▶ [Task]: Check every line of the data below for the string "with", and copy the ones that hold it.

▶ [Provided records]:
[start]

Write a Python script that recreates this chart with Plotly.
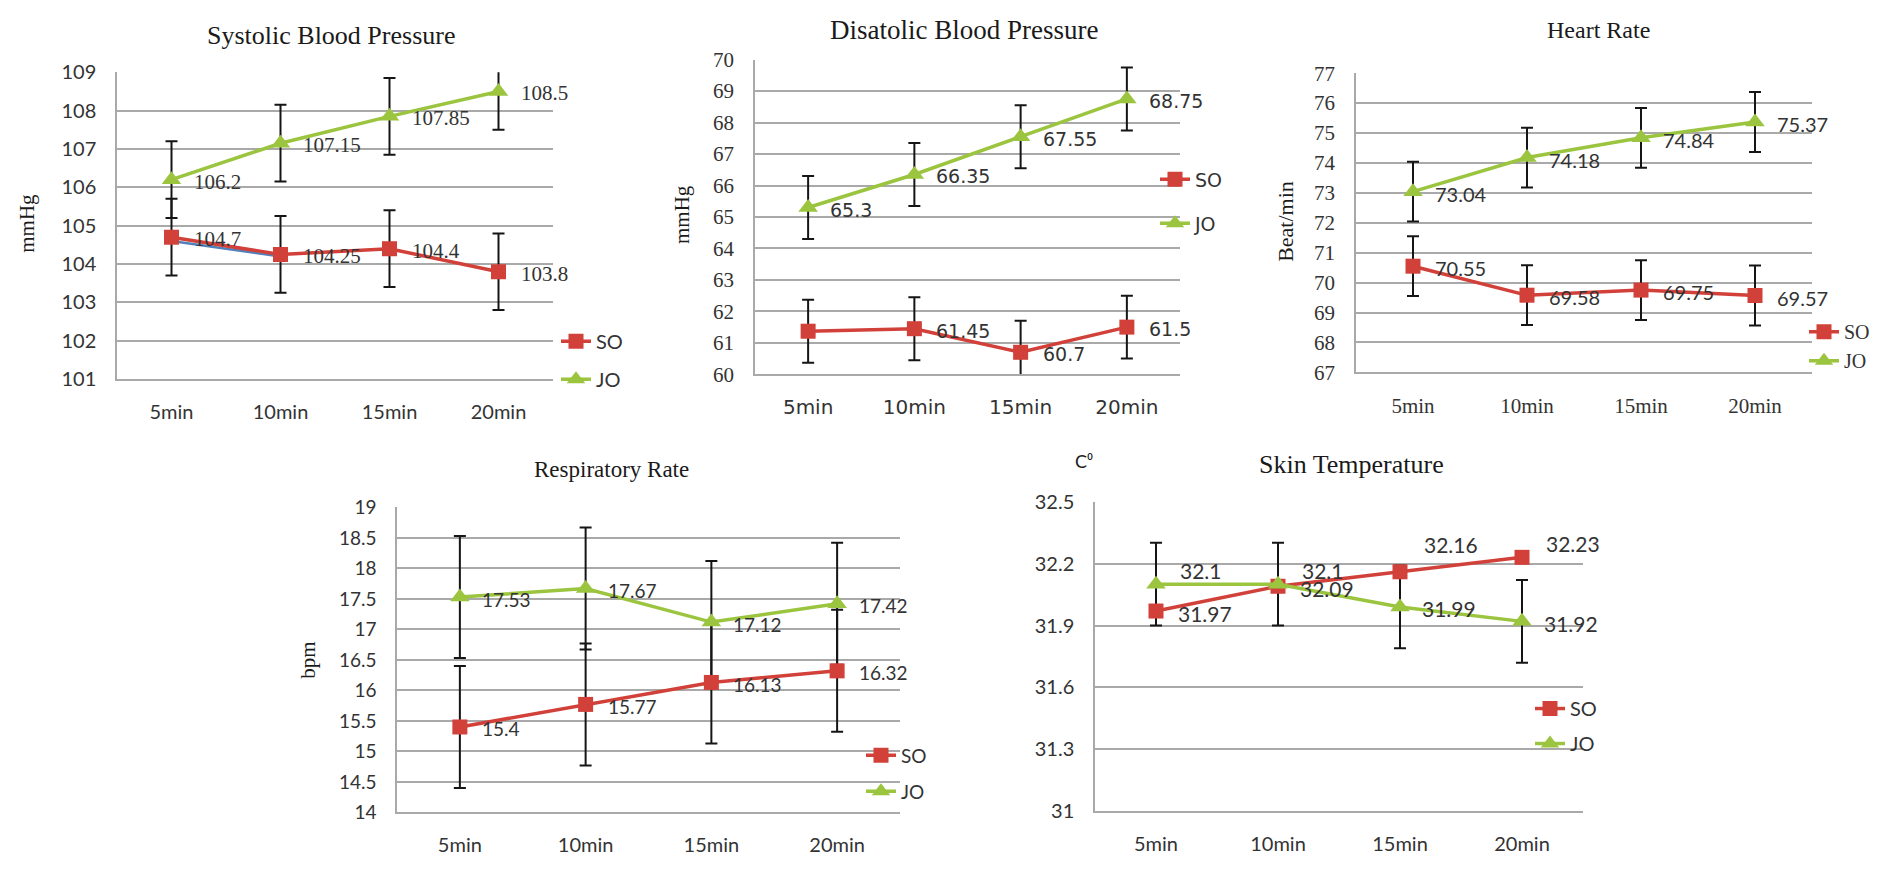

[end]
[start]

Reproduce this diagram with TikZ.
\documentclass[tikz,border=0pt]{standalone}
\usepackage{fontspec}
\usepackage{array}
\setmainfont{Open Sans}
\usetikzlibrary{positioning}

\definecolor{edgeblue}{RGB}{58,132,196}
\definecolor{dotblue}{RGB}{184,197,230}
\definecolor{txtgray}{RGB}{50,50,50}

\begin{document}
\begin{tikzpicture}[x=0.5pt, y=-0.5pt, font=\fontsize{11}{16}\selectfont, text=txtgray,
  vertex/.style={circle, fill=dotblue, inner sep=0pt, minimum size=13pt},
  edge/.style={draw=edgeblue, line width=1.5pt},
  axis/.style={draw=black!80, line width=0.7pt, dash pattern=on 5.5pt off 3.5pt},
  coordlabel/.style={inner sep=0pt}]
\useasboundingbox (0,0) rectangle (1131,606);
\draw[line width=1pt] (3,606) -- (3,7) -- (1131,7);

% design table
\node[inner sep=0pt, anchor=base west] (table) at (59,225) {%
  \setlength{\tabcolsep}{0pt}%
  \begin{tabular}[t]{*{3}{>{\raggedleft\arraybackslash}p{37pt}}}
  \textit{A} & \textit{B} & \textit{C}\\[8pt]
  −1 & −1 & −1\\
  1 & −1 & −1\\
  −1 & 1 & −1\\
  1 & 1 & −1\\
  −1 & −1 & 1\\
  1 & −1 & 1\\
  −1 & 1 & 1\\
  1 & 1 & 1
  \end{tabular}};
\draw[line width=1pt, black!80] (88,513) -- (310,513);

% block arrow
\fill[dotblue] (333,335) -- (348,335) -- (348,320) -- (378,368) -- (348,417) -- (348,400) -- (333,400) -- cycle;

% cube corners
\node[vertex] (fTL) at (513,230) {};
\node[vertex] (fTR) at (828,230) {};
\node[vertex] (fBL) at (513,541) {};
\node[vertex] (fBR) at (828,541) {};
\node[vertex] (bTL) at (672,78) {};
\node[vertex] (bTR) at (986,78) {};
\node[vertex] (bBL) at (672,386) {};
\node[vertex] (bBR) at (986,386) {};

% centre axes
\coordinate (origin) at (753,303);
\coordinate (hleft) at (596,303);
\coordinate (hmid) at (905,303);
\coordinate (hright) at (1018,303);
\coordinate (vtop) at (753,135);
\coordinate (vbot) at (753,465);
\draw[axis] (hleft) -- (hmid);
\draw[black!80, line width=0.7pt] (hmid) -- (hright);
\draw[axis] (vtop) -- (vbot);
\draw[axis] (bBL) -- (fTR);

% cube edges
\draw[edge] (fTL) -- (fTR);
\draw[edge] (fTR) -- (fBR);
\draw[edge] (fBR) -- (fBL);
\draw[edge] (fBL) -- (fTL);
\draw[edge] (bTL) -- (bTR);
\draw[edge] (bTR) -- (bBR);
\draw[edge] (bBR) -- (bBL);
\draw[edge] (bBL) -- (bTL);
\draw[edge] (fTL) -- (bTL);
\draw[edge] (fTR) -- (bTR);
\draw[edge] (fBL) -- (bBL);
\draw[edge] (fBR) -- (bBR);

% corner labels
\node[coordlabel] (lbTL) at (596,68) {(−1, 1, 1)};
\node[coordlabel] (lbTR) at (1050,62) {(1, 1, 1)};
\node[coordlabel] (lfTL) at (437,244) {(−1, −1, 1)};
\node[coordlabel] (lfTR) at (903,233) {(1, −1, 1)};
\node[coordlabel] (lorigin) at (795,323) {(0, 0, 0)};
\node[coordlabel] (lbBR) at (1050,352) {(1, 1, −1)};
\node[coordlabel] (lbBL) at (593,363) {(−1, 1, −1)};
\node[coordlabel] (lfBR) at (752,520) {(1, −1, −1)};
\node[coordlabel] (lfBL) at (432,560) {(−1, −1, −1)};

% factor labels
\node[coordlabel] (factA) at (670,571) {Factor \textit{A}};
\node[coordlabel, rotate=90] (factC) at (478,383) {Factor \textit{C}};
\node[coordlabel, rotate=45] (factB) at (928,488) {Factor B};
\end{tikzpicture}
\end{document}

[end]

▶ [Full answer]:
Write a Python script that recreates this chart with Plotly.
Reproduce this diagram with TikZ.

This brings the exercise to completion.